The team, made up of Jay Brown of Roswell, Joyce Bone of Norcross and Nedko Hristov of Atlanta, will be touting a website design company they built almost two years ago in Kennesaw called SoVerse, short for ‘social universe.’ Professor Dr. Charles Hofer, whose teams have won more competitions than anyone else in the world, is the team’s adviser.
Brown said SoVerse is a quicker, easier, more reliable, cheaper and more inclusive alternative to traditional website development companies. Brown said he and the other two team members in SoVerse are able to take all of the various components of a business website that can often be very expensive individually — such as a shopping cart — and put them together in an easy-to-use platform with a low price.
The whole idea came about when Bone went to Brown to see if he could develop a website for her company,
Millionairemom.com. Brown said he had already configured three or four websites for colleagues, so at that point he realized that the same things he was doing over and over again that seemed to be needed among small business owners could be turned into a great business idea.

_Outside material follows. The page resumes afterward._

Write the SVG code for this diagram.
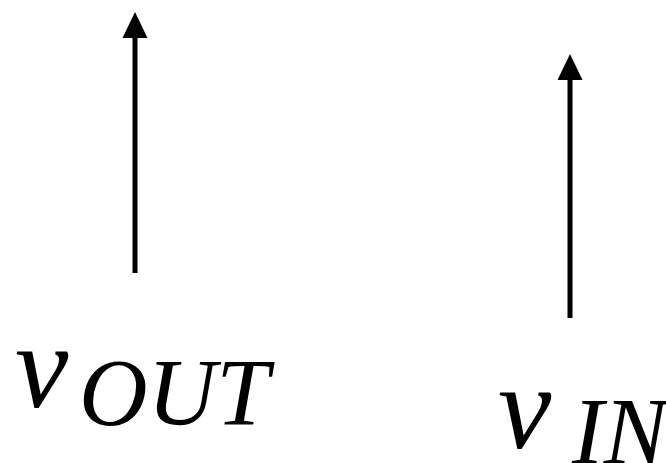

Bone said that before working with Brown, she paid $5,000 for her website to be built and then paid $45 a month in Web hosting fees and an additional $35 a month to have an online shopping cart so that visitors could make purchases on the site. And even after paying those fees, Bone said she still had no idea how to operate or maintain her website because it was so complicated.
With SoVerse, however, Brown said he can build a website quickly and efficiently that offers 50 applications that he has tested and found work best together and can easily be maintained by the client. Brown said he and Hofer, who teaches strategy and entrepreneurship at KSU’s Coles College of Business, asked Bone to join the team because she would be great in sales and came from a business background, and Bone asked Hristov to join because of his IT business background.
While they each have their own titles within SoVerse — Brown is listed as founder and general manager, Bone is director of sales and Hristov is director of operations — they are all successful in their own companies. Brown is a senior manager for AT&T; Bone, along with Millionaire
mom.com, is also an author, speaker and radio show host; and Hristov is project leader for a health insurance software and IT company called Connecture.
So far, Brown said they have been able to build more than 150 websites for small businesses, which constitute 98 percent of the market.
Hofer said that he has won so many business competitions through the years, he is automatically invited to send a team to 11 of the 13 largest competitions in the world. So when the SoVerse team won Hofer’s pitch competition in September, he chose them for the Stockholm competition.
For the competition, titled the Idea to Product Global Competition, the KSU team will be competing against teams from other universities, including Imperial College of the United Kingdom, Keio University of Japan, Monterrey Tech of Mexico, RWTH Aachen University of Germany, the Stockholm School of Entrepreneurship of Sweden, and American universities Texas A&M University, University of Texas and Purdue University.
Hofer said Texas is well-known for their teams, as Texas has a much friendlier startup environment than Georgia, providing much more in terms of venture capital and state government support. Even still, Hofer, who was previously training teams and teaching at the University of Georgia before joining the KSU faculty nearly five years ago, said his Georgian teams have won 49 of 250 of the largest competitions over the past 20 years, while Texas teams come in second in the high 30s, and San Diego State comes in third with a little under 20.
Hofer said he feels his team has a strong chance to win, but exposure to major business players and global startup company ideas from brilliant students all across the world make even getting into the competition worthwhile. The winner will be announced at a dinner in the Vasa Museum in Stockholm on Nov. 19.
“Many of the judges are venture capitalists, and many business ideas presented in these competitions have been funded by the judges,” Hofer said. “Many of these ideas have become businesses, especially in terms of medical devices. Being at these competitions just gives you a very optimistic view of the future, to know that so many intelligent people are coming up with all of these amazing ideas.”